◆ CHALLENGE
Reproduce the full listing below unchanged, apart from the pictures.

◆ MATERIAL
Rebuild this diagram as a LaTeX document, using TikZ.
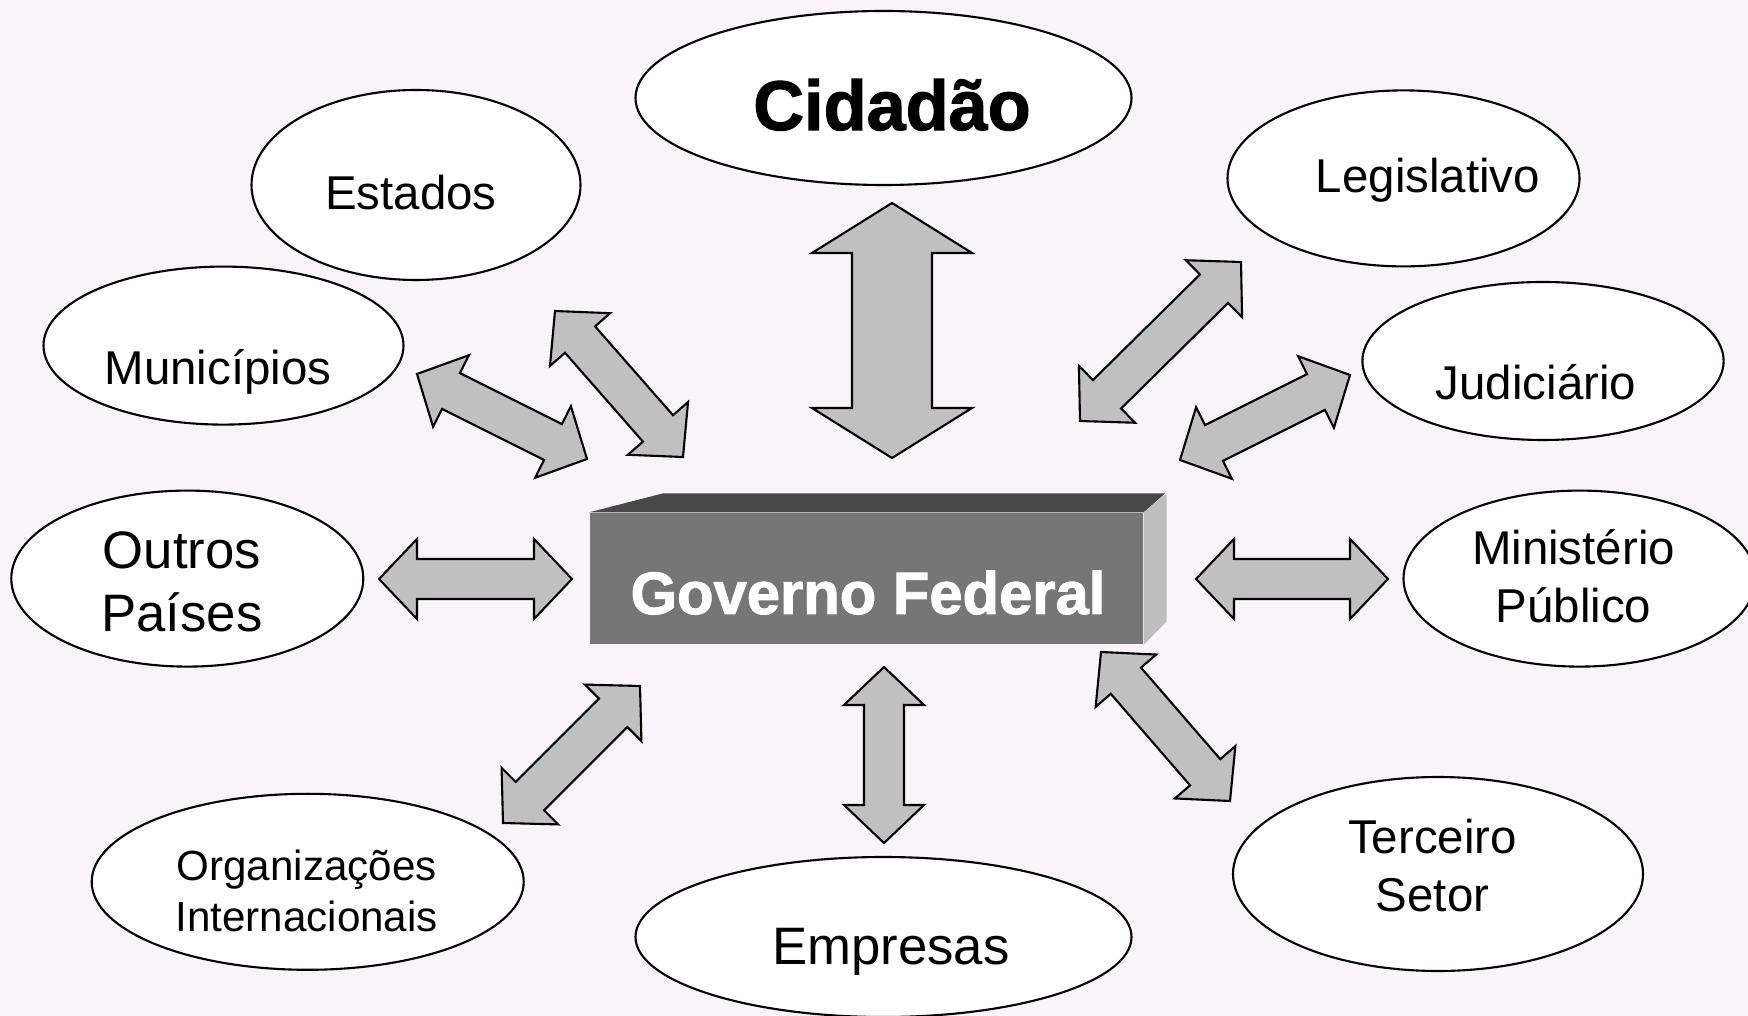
\documentclass[tikz,border=0pt]{standalone}
\usepackage{fontspec}
\setmainfont{Liberation Sans}
\newfontfamily\heavyfont{Liberation Sans}[UprightFont={* Bold}, FakeBold=1.6]
\usepackage{tikz}
\usetikzlibrary{calc}
\definecolor{bgpink}{RGB}{248,244,248}
\definecolor{arrowgray}{RGB}{192,192,192}
\definecolor{boxfront}{RGB}{118,118,118}
\definecolor{boxtop}{RGB}{72,72,72}
\definecolor{boxside}{RGB}{190,190,190}
\tikzset{bubble/.style={draw=black, fill=white, line width=0.6pt},
blockarrow/.style={draw=black, fill=arrowgray, line width=0.6pt, line join=miter},
%default text of the ellipses
txt/.style={anchor=base, font=\fontsize{13.5}{16.5}\selectfont},
bigtxt/.style={font=\fontsize{15}{18}\selectfont, align=center},
smalltxt/.style={font=\fontsize{12}{14.6}\selectfont, align=center},
govbox/.style={fill=boxfront, inner sep=0pt, minimum width=55.3mm, minimum height=13.1mm}}
% head length, head half width, shaft half width
\newcommand{\ahlen}{3.8mm}
\newcommand{\ahwid}{4mm}
\newcommand{\ashaft}{2mm}
\newcommand{\blockarrow}[2]{%
  \draw[blockarrow] (#1)
  -- ($(#1)!\ahlen!(#2)!\ahwid!90:(#2)$)
  -- ($(#1)!\ahlen!(#2)!\ashaft!90:(#2)$)
  -- ($(#2)!\ahlen!(#1)!\ashaft!-90:(#1)$)
  -- ($(#2)!\ahlen!(#1)!\ahwid!-90:(#1)$)
  -- (#2)
  -- ($(#2)!\ahlen!(#1)!\ahwid!90:(#1)$)
  -- ($(#2)!\ahlen!(#1)!\ashaft!90:(#1)$)
  -- ($(#1)!\ahlen!(#2)!\ashaft!-90:(#2)$)
  -- ($(#1)!\ahlen!(#2)!\ahwid!-90:(#2)$)
  -- cycle;}

\begin{document}
\begin{tikzpicture}[x=0.1mm, y=-0.1mm]

\fill[bgpink] (0,0) rectangle (1748,1016);
\useasboundingbox (0,0) rectangle (1748,1016);
\clip (0,0) rectangle (1748,1016);

\draw[bubble] (883.5,98) ellipse (248 and 87);
\draw[bubble] (416,185) ellipse (164.5 and 95);
\draw[bubble] (223.5,345.6) ellipse (180 and 79);
\draw[bubble] (187.3,578.6) ellipse (176 and 88);
\draw[bubble] (307.7,881.8) ellipse (216 and 88);
\draw[bubble] (883.5,937) ellipse (248 and 80);
\draw[bubble] (1438,874) ellipse (205 and 97);
\draw[bubble] (1579.5,578.6) ellipse (176 and 88);
\draw[bubble] (1543,361) ellipse (180.6 and 79);
\draw[bubble] (1403.5,178.4) ellipse (176 and 88);

\node[anchor=base, font=\fontsize{20}{24}\selectfont\heavyfont] (cid) at (892,130) {Cidadão};
\node[txt] (est) at (411,210) {Estados};
\node[txt] (mun) at (218,385) {Municípios};
\node[bigtxt] (out) at (182,582) {Outros\\Países};
\node[smalltxt] (org) at (306.6,890.7) {Organizações\\Internacionais};
\node[anchor=base, font=\fontsize{15}{18}\selectfont] (emp) at (891,964) {Empresas};
\node[txt, align=center, anchor=center] (ter) at (1432.5,865.6) {Terceiro\\Setor};
\node[txt, align=center, anchor=center] (min) at (1573.5,575.8) {Ministério\\Público};
\node[txt] (jud) at (1536,400) {Judiciário};
\node[txt] (leg) at (1428,193) {Legislativo};

% the box in the middle
\node[govbox] (gov) at (866.5,578.5) {};
\fill[boxtop] (gov.north west) -- ++(74,-19) -- ++(502,0) -- (gov.north east) -- cycle;
\fill[boxside] (gov.north east) -- ++(23,-19) -- ++(0,128) -- (gov.south east) -- cycle;
\node[anchor=base, text=white, font=\fontsize{17}{20}\selectfont\heavyfont] (gov-t) at (868,614) {Governo Federal};

\coordinate (cid-a) at (892,203);   \coordinate (cid-b) at (892,458);
\coordinate (est-a) at (555,311);   \coordinate (est-b) at (683,457);
\coordinate (mun-a) at (417,374);   \coordinate (mun-b) at (587,459);
\coordinate (out-a) at (379,579);   \coordinate (out-b) at (572,579);
\coordinate (org-a) at (640,686);   \coordinate (org-b) at (503,823);
\coordinate (emp-a) at (884,667);   \coordinate (emp-b) at (884,843);
\coordinate (ter-a) at (1101,652);  \coordinate (ter-b) at (1230,801);
\coordinate (min-a) at (1196,579);  \coordinate (min-b) at (1388,579);
\coordinate (jud-a) at (1350,375);  \coordinate (jud-b) at (1180,460);
\coordinate (leg-a) at (1241,262);  \coordinate (leg-b) at (1080,421);

{\def\ahlen{5mm}\def\ahwid{8mm}\def\ashaft{4mm}
\blockarrow{cid-a}{cid-b}}
\foreach \n in {est,mun,out,org,emp,ter,min,jud,leg}
  \blockarrow{\n-a}{\n-b};

\end{tikzpicture}
\end{document}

◆ RESULT FOR THIS TASK
Rebuild this diagram as a LaTeX document, using TikZ.
\documentclass[tikz,border=0pt]{standalone}
\usepackage{fontspec}
\setmainfont{Liberation Sans}
\newfontfamily\heavyfont{Liberation Sans}[UprightFont={* Bold}, FakeBold=1.6]
\usepackage{tikz}
\usetikzlibrary{calc}
\definecolor{bgpink}{RGB}{248,244,248}
\definecolor{arrowgray}{RGB}{192,192,192}
\definecolor{boxfront}{RGB}{118,118,118}
\definecolor{boxtop}{RGB}{72,72,72}
\definecolor{boxside}{RGB}{190,190,190}
\tikzset{bubble/.style={draw=black, fill=white, line width=0.6pt},
blockarrow/.style={draw=black, fill=arrowgray, line width=0.6pt, line join=miter},
%default text of the ellipses
txt/.style={anchor=base, font=\fontsize{13.5}{16.5}\selectfont},
bigtxt/.style={font=\fontsize{15}{18}\selectfont, align=center},
smalltxt/.style={font=\fontsize{12}{14.6}\selectfont, align=center},
govbox/.style={fill=boxfront, inner sep=0pt, minimum width=55.3mm, minimum height=13.1mm}}
% head length, head half width, shaft half width
\newcommand{\ahlen}{3.8mm}
\newcommand{\ahwid}{4mm}
\newcommand{\ashaft}{2mm}
\newcommand{\blockarrow}[2]{%
  \draw[blockarrow] (#1)
  -- ($(#1)!\ahlen!(#2)!\ahwid!90:(#2)$)
  -- ($(#1)!\ahlen!(#2)!\ashaft!90:(#2)$)
  -- ($(#2)!\ahlen!(#1)!\ashaft!-90:(#1)$)
  -- ($(#2)!\ahlen!(#1)!\ahwid!-90:(#1)$)
  -- (#2)
  -- ($(#2)!\ahlen!(#1)!\ahwid!90:(#1)$)
  -- ($(#2)!\ahlen!(#1)!\ashaft!90:(#1)$)
  -- ($(#1)!\ahlen!(#2)!\ashaft!-90:(#2)$)
  -- ($(#1)!\ahlen!(#2)!\ahwid!-90:(#2)$)
  -- cycle;}

\begin{document}
\begin{tikzpicture}[x=0.1mm, y=-0.1mm]

\fill[bgpink] (0,0) rectangle (1748,1016);
\useasboundingbox (0,0) rectangle (1748,1016);
\clip (0,0) rectangle (1748,1016);

\draw[bubble] (883.5,98) ellipse (248 and 87);
\draw[bubble] (416,185) ellipse (164.5 and 95);
\draw[bubble] (223.5,345.6) ellipse (180 and 79);
\draw[bubble] (187.3,578.6) ellipse (176 and 88);
\draw[bubble] (307.7,881.8) ellipse (216 and 88);
\draw[bubble] (883.5,937) ellipse (248 and 80);
\draw[bubble] (1438,874) ellipse (205 and 97);
\draw[bubble] (1579.5,578.6) ellipse (176 and 88);
\draw[bubble] (1543,361) ellipse (180.6 and 79);
\draw[bubble] (1403.5,178.4) ellipse (176 and 88);

\node[anchor=base, font=\fontsize{20}{24}\selectfont\heavyfont] (cid) at (892,130) {Cidadão};
\node[txt] (est) at (411,210) {Estados};
\node[txt] (mun) at (218,385) {Municípios};
\node[bigtxt] (out) at (182,582) {Outros\\Países};
\node[smalltxt] (org) at (306.6,890.7) {Organizações\\Internacionais};
\node[anchor=base, font=\fontsize{15}{18}\selectfont] (emp) at (891,964) {Empresas};
\node[txt, align=center, anchor=center] (ter) at (1432.5,865.6) {Terceiro\\Setor};
\node[txt, align=center, anchor=center] (min) at (1573.5,575.8) {Ministério\\Público};
\node[txt] (jud) at (1536,400) {Judiciário};
\node[txt] (leg) at (1428,193) {Legislativo};

% the box in the middle
\node[govbox] (gov) at (866.5,578.5) {};
\fill[boxtop] (gov.north west) -- ++(74,-19) -- ++(502,0) -- (gov.north east) -- cycle;
\fill[boxside] (gov.north east) -- ++(23,-19) -- ++(0,128) -- (gov.south east) -- cycle;
\node[anchor=base, text=white, font=\fontsize{17}{20}\selectfont\heavyfont] (gov-t) at (868,614) {Governo Federal};

\coordinate (cid-a) at (892,203);   \coordinate (cid-b) at (892,458);
\coordinate (est-a) at (555,311);   \coordinate (est-b) at (683,457);
\coordinate (mun-a) at (417,374);   \coordinate (mun-b) at (587,459);
\coordinate (out-a) at (379,579);   \coordinate (out-b) at (572,579);
\coordinate (org-a) at (640,686);   \coordinate (org-b) at (503,823);
\coordinate (emp-a) at (884,667);   \coordinate (emp-b) at (884,843);
\coordinate (ter-a) at (1101,652);  \coordinate (ter-b) at (1230,801);
\coordinate (min-a) at (1196,579);  \coordinate (min-b) at (1388,579);
\coordinate (jud-a) at (1350,375);  \coordinate (jud-b) at (1180,460);
\coordinate (leg-a) at (1241,262);  \coordinate (leg-b) at (1080,421);

{\def\ahlen{5mm}\def\ahwid{8mm}\def\ashaft{4mm}
\blockarrow{cid-a}{cid-b}}
\foreach \n in {est,mun,out,org,emp,ter,min,jud,leg}
  \blockarrow{\n-a}{\n-b};

\end{tikzpicture}
\end{document}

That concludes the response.